Retailers rely on this tariff mitigation tactic. Congress has noticed.
Retailers, along with other businesses, have adapted to trade volatility over the past year by utilizing a decades-old customs rule that can help minimize tariff costs — and it’s catching the attention of some senators.
Companies have moved to mitigate the impact of heightened tariff rates through a variety of tactics, such as moving production out of countries targeted with higher levies or negotiating costs with vendors. Experts say more businesses have increasingly leveraged what’s commonly known as the “First Sale rule” as part of their mitigation toolkit.
In select cases, the First Sale rule allows importers operating in a tiered supply chain — where middlemen are involved — to pay duties based on the price paid in the first or earlier sale of the good.

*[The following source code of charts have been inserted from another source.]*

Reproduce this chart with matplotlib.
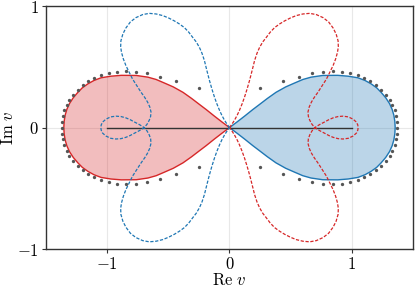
import numpy as np
import matplotlib
matplotlib.use('Agg')
import matplotlib.pyplot as plt

plt.rcParams['mathtext.fontset'] = 'cm'
plt.rcParams['font.family'] = 'serif'
plt.rcParams['font.serif'] = ['DejaVu Serif']
plt.rcParams['font.size'] = 12

# upper half of the right lobe (origin -> tip on the real axis)
lobe_x = [0.0, 0.06, 0.123, 0.19, 0.245, 0.31, 0.38, 0.46, 0.535, 0.6, 0.667, 0.762,
          0.885, 0.97, 1.05, 1.108, 1.158, 1.204, 1.24, 1.278, 1.309, 1.33, 1.344, 1.352, 1.355]
lobe_y = [0.0, 0.045, 0.094, 0.148, 0.19, 0.24, 0.29, 0.335, 0.368, 0.396, 0.415, 0.429,
          0.430, 0.423, 0.41, 0.388, 0.36, 0.327, 0.29, 0.245, 0.197, 0.15, 0.102, 0.052, 0.0]

# upper half of the right dashed curve: big loop (origin -> crossing point)
loop_x = [0.0, 0.02, 0.041, 0.062, 0.082, 0.103, 0.123, 0.144, 0.164, 0.185, 0.205, 0.225,
          0.246, 0.272, 0.30, 0.333, 0.369, 0.41, 0.451, 0.50, 0.547, 0.60, 0.656, 0.71,
          0.765, 0.81, 0.847, 0.872, 0.888, 0.89, 0.883, 0.868, 0.847, 0.82, 0.793, 0.758,
          0.724, 0.693, 0.67, 0.652, 0.642, 0.645, 0.656, 0.674, 0.697]
loop_y = [0.0, 0.028, 0.061, 0.10, 0.143, 0.195, 0.251, 0.318, 0.388, 0.47, 0.551, 0.612,
          0.66, 0.705, 0.741, 0.785, 0.823, 0.853, 0.878, 0.903, 0.922, 0.935, 0.94, 0.93,
          0.905, 0.87, 0.82, 0.77, 0.714, 0.665, 0.619, 0.565, 0.51, 0.455, 0.40, 0.345,
          0.292, 0.248, 0.21, 0.17, 0.129, 0.092, 0.061, 0.028, 0.0]

# small loop, upper half (crossing point -> right end)
small_x = [0.697, 0.737, 0.779, 0.812, 0.847, 0.888, 0.929, 0.972, 1.011, 1.038, 1.049, 1.052]
small_y = [0.0, 0.025, 0.047, 0.065, 0.08, 0.091, 0.094, 0.088, 0.069, 0.045, 0.022, 0.0]

# gray dots, upper half, right side
dots_x = [0.249, 0.434, 0.566, 0.672, 0.762, 0.844, 0.92, 0.986, 1.049, 1.104, 1.153,
          1.199, 1.24, 1.276, 1.309, 1.331, 1.35, 1.363, 1.369]
dots_y = [0.325, 0.382, 0.42, 0.447, 0.461, 0.464, 0.461, 0.45, 0.429, 0.407, 0.38,
          0.347, 0.312, 0.271, 0.23, 0.189, 0.143, 0.096, 0.05]
dot_tip = 1.371

red = '#d62728'
blue = '#1f77b4'

lx = np.array(lobe_x + lobe_x[::-1])
ly = np.array(lobe_y + [-v for v in lobe_y[::-1]])

ax_, ay_ = np.array(loop_x), np.array(loop_y)
sx_, sy_ = np.array(small_x), np.array(small_y)
cx = np.concatenate([ax_, sx_, sx_[::-1], ax_[::-1]])
cy = np.concatenate([ay_, -sy_, sy_[::-1], -ay_[::-1]])

dx = np.array(dots_x + [dot_tip] + dots_x)
dy = np.array(dots_y + [0.0] + [-v for v in dots_y])

fig = plt.figure(figsize=(4.15, 2.89), dpi=100)
ax = fig.add_axes([0.111, 0.138, 0.884, 0.841])

ax.fill(lx, ly, color=blue, alpha=0.3, lw=0, zorder=2)
ax.plot(lx, ly, color=blue, lw=1, zorder=3)
ax.fill(-lx, ly, color=red, alpha=0.3, lw=0, zorder=2)
ax.plot(-lx, ly, color=red, lw=1, zorder=3)

ax.plot([-1, 1], [0, 0], color='#333333', lw=1, zorder=4)

ax.plot(cx, cy, color=red, lw=0.9, dashes=(2.6, 1.3), zorder=5)
ax.plot(-cx, cy, color=blue, lw=0.9, dashes=(2.6, 1.3), zorder=5)

ax.plot(dx, dy, 'o', color='#555555', ms=2.4, mew=0, zorder=6)
ax.plot(-dx, dy, 'o', color='#555555', ms=2.4, mew=0, zorder=6)

ax.set_xlim(-1.5, 1.5)
ax.set_ylim(-1, 1)
ax.set_xticks([-1, 0, 1])
ax.set_xticklabels([r'$-1$', r'$0$', r'$1$'])
ax.set_yticks([-1, 0, 1])
ax.set_yticklabels([r'$-1$', r'$0$', r'$1$'])
ax.grid(True, color='#e8e8e8', lw=0.8, zorder=0)
ax.set_axisbelow(True)
for s in ax.spines.values():
    s.set_color('#333333')
    s.set_linewidth(1.0)
ax.tick_params(direction='out', length=3, width=0.8, color='#333333', pad=2)
ax.set_xlabel(r'$\mathrm{Re}\ v$', labelpad=-1)
ax.set_ylabel(r'$\mathrm{Im}\ v$', labelpad=0)

fig.savefig('out.png', dpi=100)
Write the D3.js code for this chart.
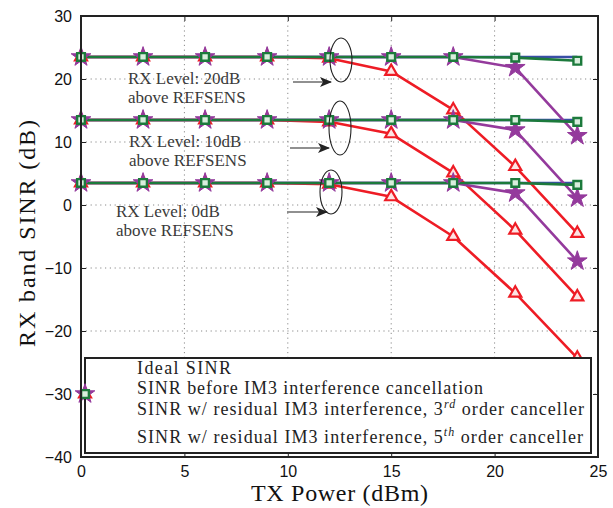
<!DOCTYPE html>
<html>
<head>
<meta charset="utf-8">
<script src="https://cdn.jsdelivr.net/npm/d3@7"></script>
<style>
  html, body { margin: 0; padding: 0; background: #fff; }
  svg { display: block; }
  .tick-label { font-family: "Liberation Sans", Arial, sans-serif; font-size: 16px; fill: #111; }
  .serif { font-family: "Liberation Serif", "Times New Roman", serif; }
</style>
</head>
<body>
<div id="chart"></div>
<script>
// --- Data ---
const txPower = [0, 3, 6, 9, 12, 15, 18, 21, 24];
const rxLevels = ['20dB', '10dB', '0dB'];

// one row per RX level (20, 10, 0 dB above REFSENS)
const idealSinr = [
  [23.5, 23.5, 23.5, 23.5, 23.5, 23.5, 23.5, 23.5, 23.5],
  [13.5, 13.5, 13.5, 13.5, 13.5, 13.5, 13.5, 13.5, 13.5],
  [3.5, 3.5, 3.5, 3.5, 3.5, 3.5, 3.5, 3.5, 3.5]
];
const sinrBefore = [
  [23.5, 23.5, 23.5, 23.5, 23.3, 21.2, 15.1, 6.1, -4.5],
  [13.5, 13.5, 13.5, 13.5, 13.2, 11.3, 5.1, -4.0, -14.6],
  [3.5, 3.5, 3.5, 3.5, 3.3, 1.3, -5.0, -14.0, -24.3]
];
const sinr3rd = [
  [23.5, 23.5, 23.5, 23.5, 23.5, 23.5, 23.5, 21.8, 11.0],
  [13.5, 13.5, 13.5, 13.5, 13.5, 13.5, 13.5, 11.9, 1.1],
  [3.5, 3.5, 3.5, 3.5, 3.5, 3.5, 3.5, 1.9, -8.9]
];
const sinr5th = [
  [23.5, 23.5, 23.5, 23.5, 23.5, 23.5, 23.5, 23.4, 22.9],
  [13.5, 13.5, 13.5, 13.5, 13.5, 13.5, 13.5, 13.5, 13.2],
  [3.5, 3.5, 3.5, 3.5, 3.5, 3.5, 3.5, 3.5, 3.2]
];

const xTicks = [0, 5, 10, 15, 20, 25];
const yTicks = [-40, -30, -20, -10, 0, 10, 20, 30];

const legendLabels = [
  ['Ideal SINR'],
  ['SINR before IM3 interference cancellation'],
  ['SINR w/ residual IM3 interference, 3', 'rd', ' order canceller'],
  ['SINR w/ residual IM3 interference, 5', 'th', ' order canceller']
];

// annotation: text lines, where the text sits, where the arrow points, the ellipse
const notes = [
  { lines: ['RX Level: 20dB', 'above REFSENS'], tx: 128, ty: 84, ax1: 293, ax2: 331, ay: 82, ex: 341, ey: 60, rx: 11, ry: 22 },
  { lines: ['RX Level: 10dB', 'above REFSENS'], tx: 129, ty: 147, ax1: 290, ax2: 329, ay: 148, ex: 340, ey: 128, rx: 11, ry: 27 },
  { lines: ['RX Level: 0dB', 'above REFSENS'], tx: 116, ty: 217, ax1: 287, ax2: 327, ay: 212, ex: 331, ey: 192, rx: 11, ry: 22 }
];

// --- Setup ---
const W = 613, H = 508;
const margin = { left: 81, right: 15, top: 16, bottom: 51 };

const svg = d3.select('#chart').append('svg')
  .attr('width', W)
  .attr('height', H);

const x = d3.scaleLinear().domain([0, 25]).range([margin.left, W - margin.right]);
const y = d3.scaleLinear().domain([-40, 30]).range([H - margin.bottom, margin.top]);

const colors = { ideal: '#3a4ea6', before: '#ee1c25', third: '#943a9c', fifth: '#1c7a3c' };

// --- Grid ---
const grid = svg.append('g').attr('stroke', '#8a8a8a').attr('stroke-dasharray', '1.2,3.6').attr('stroke-width', 1);
grid.selectAll('.gx').data(xTicks.slice(1, -1)).enter().append('line')
  .attr('x1', d => x(d)).attr('x2', d => x(d))
  .attr('y1', y(30)).attr('y2', y(-40));
grid.selectAll('.gy').data(yTicks.slice(1, -1)).enter().append('line')
  .attr('x1', x(0)).attr('x2', x(25))
  .attr('y1', d => y(d)).attr('y2', d => y(d));

// --- Axes (ticks in, on all four sides, like matlab box on) ---
const axisBottom = d3.axisBottom(x).tickValues(xTicks).tickSizeInner(-5).tickSizeOuter(0).tickPadding(9);
const axisLeft = d3.axisLeft(y).tickValues(yTicks).tickSizeInner(-5).tickSizeOuter(0).tickPadding(9);
const axisTop = d3.axisTop(x).tickValues(xTicks).tickSizeInner(-5).tickSizeOuter(0).tickFormat('');
const axisRight = d3.axisRight(y).tickValues(yTicks).tickSizeInner(-5).tickSizeOuter(0).tickFormat('');

function styleAxis(g) {
  g.select('.domain').remove();
  g.selectAll('.tick line').attr('stroke', '#222').attr('stroke-width', 1);
  g.selectAll('.tick text').attr('class', 'tick-label').attr('fill', '#111');
}
svg.append('g').attr('transform', `translate(0,${y(-40)})`).call(axisBottom).call(styleAxis);
svg.append('g').attr('transform', `translate(${x(0)},0)`).call(axisLeft).call(styleAxis);
svg.append('g').attr('transform', `translate(0,${y(30)})`).call(axisTop).call(styleAxis);
svg.append('g').attr('transform', `translate(${x(25)},0)`).call(axisRight).call(styleAxis);

svg.selectAll('.tick-label').style('font-family', '"Liberation Sans", Arial, sans-serif').style('font-size', '16px');

// --- Series ---
const line = d3.line().x((d, i) => x(txPower[i])).y(d => y(d));
const sym = (type, size) => d3.symbol().type(type).size(size)();

const series = [
  { key: 'ideal', rows: idealSinr, marker: null },
  { key: 'before', rows: sinrBefore, marker: { path: sym(d3.symbolTriangle, 62), fill: '#fde4e4', sw: 2.2 } },
  { key: 'third', rows: sinr3rd, marker: { path: sym(d3.symbolStar, 120), fill: colors.third, sw: 1 } },
  { key: 'fifth', rows: sinr5th, marker: { path: sym(d3.symbolSquare, 60), fill: '#d9eedd', sw: 2.4 } }
];

// lines first, all levels
series.forEach(s => {
  svg.append('g').selectAll('path').data(s.rows).enter().append('path')
    .attr('d', line)
    .attr('fill', 'none')
    .attr('stroke', colors[s.key])
    .attr('stroke-width', 2.6)
    .attr('stroke-linejoin', 'round');
});
// then markers on top
series.forEach(s => {
  if (!s.marker) return;
  const pts = [];
  s.rows.forEach(row => row.forEach((v, i) => pts.push([txPower[i], v])));
  svg.append('g').selectAll('path').data(pts).enter().append('path')
    .attr('d', s.marker.path)
    .attr('transform', d => `translate(${x(d[0])},${y(d[1])})`)
    .attr('fill', s.marker.fill)
    .attr('stroke', colors[s.key])
    .attr('stroke-width', s.marker.sw)
    .attr('stroke-linejoin', 'miter');
});

// --- Annotations ---
svg.append('defs').append('marker')
  .attr('id', 'arrowhead')
  .attr('viewBox', '0 0 12 10')
  .attr('refX', 11).attr('refY', 5)
  .attr('markerWidth', 12).attr('markerHeight', 10)
  .attr('markerUnits', 'userSpaceOnUse')
  .attr('orient', 'auto')
  .append('path')
  .attr('d', 'M0,0 L12,5 L0,10 L3,5 Z')
  .attr('fill', '#222');

notes.forEach(n => {
  const t = svg.append('text').attr('class', 'serif')
    .attr('x', n.tx).attr('y', n.ty)
    .attr('font-size', 17).attr('fill', '#3a3a3a');
  n.lines.forEach((l, i) => t.append('tspan').attr('x', n.tx).attr('dy', i ? 19 : 0).text(l));

  svg.append('line')
    .attr('x1', n.ax1).attr('x2', n.ax2).attr('y1', n.ay).attr('y2', n.ay)
    .attr('stroke', '#222').attr('stroke-width', 1.2)
    .attr('marker-end', 'url(#arrowhead)');

  svg.append('ellipse')
    .attr('cx', n.ex).attr('cy', n.ey).attr('rx', n.rx).attr('ry', n.ry)
    .attr('fill', 'none').attr('stroke', '#222').attr('stroke-width', 1.1);
});

// --- Legend ---
const lg = { x0: 85, y0: 358, x1: 591, y1: 453 };
svg.append('rect')
  .attr('x', lg.x0).attr('y', lg.y0)
  .attr('width', lg.x1 - lg.x0).attr('height', lg.y1 - lg.y0)
  .attr('fill', '#fff').attr('stroke', '#222').attr('stroke-width', 2);

const legendBaselines = [374, 394, 415, 443];
const legendWidths = [94, 346, 447, 446];
legendLabels.forEach((parts, i) => {
  const t = svg.append('text').attr('class', 'serif')
    .attr('x', 137).attr('y', legendBaselines[i])
    .attr('font-size', 18).attr('fill', '#222')
    .attr('textLength', legendWidths[i]).attr('lengthAdjust', 'spacing');
  t.append('tspan').text(parts[0]);
  if (parts.length > 1) {
    t.append('tspan').attr('dy', -7).attr('font-size', 12).attr('font-style', 'italic').text(parts[1]);
    t.append('tspan').attr('dy', 7).text(parts[2]);
  }
});

// legend markers end up stacked on the box edge (no sample lines)
series.forEach(s => {
  if (!s.marker) return;
  svg.append('path')
    .attr('d', s.marker.path)
    .attr('transform', `translate(${lg.x0},${y(-30)})`)
    .attr('fill', s.marker.fill)
    .attr('stroke', colors[s.key])
    .attr('stroke-width', s.marker.sw);
});

// --- Frame ---
svg.append('rect')
  .attr('x', x(0)).attr('y', y(30))
  .attr('width', x(25) - x(0)).attr('height', y(-40) - y(30))
  .attr('fill', 'none').attr('stroke', '#222').attr('stroke-width', 2);

// --- Axis titles ---
svg.append('text').attr('class', 'serif')
  .attr('x', (x(0) + x(25)) / 2).attr('y', 501)
  .attr('text-anchor', 'middle')
  .attr('font-size', 24).attr('fill', '#111')
  .attr('textLength', 177).attr('lengthAdjust', 'spacing')
  .text('TX Power (dBm)');

svg.append('text').attr('class', 'serif')
  .attr('transform', `translate(35,${y(-40) - (y(-40) - y(30)) / 2 - 3}) rotate(-90)`)
  .attr('text-anchor', 'middle')
  .attr('font-size', 24).attr('fill', '#111')
  .attr('textLength', 227).attr('lengthAdjust', 'spacing')
  .text('RX band SINR (dB)');
</script>
</body>
</html>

This can help lower the duties paid by importers who would normally declare the price they paid at the end of a multiple-sale supply chain system. The First Sale principle was first established through a 1988 federal court case and reaffirmed in 1992.
Mass retailer Target mentioned its use of First Sale as a mitigation tactic in its latest fiscal year 2025 filing with the U.S. Securities and Exchange Commission.
The retailer uses “permitted customs valuation methods, including the first sale methodology, for certain qualifying direct imports,” the company’s annual filing said. “We generally pay duties based on the price Target pays its vendors for the goods, and later seek refunds for qualifying transactions by filing first sale claims, a significant portion of which have processing and payment cycles that extend beyond one year.”
It’s historically been utilized by the apparel and footwear sectors that have usually faced higher tariff rates, according to a 2025 KPMG report.
“Essentially, you have a manufacturer who makes a product, sells it to a middleman for $20, but the middleman then sells it to the importer for, let’s say, $80,” The National Retail Federation’s Vice President of Supply Chain and Customs Policy, Jonathan Gold, told Retail Dive. “That importer can use the $20 valuation for what they’re declaring for customs for the tariff purposes.”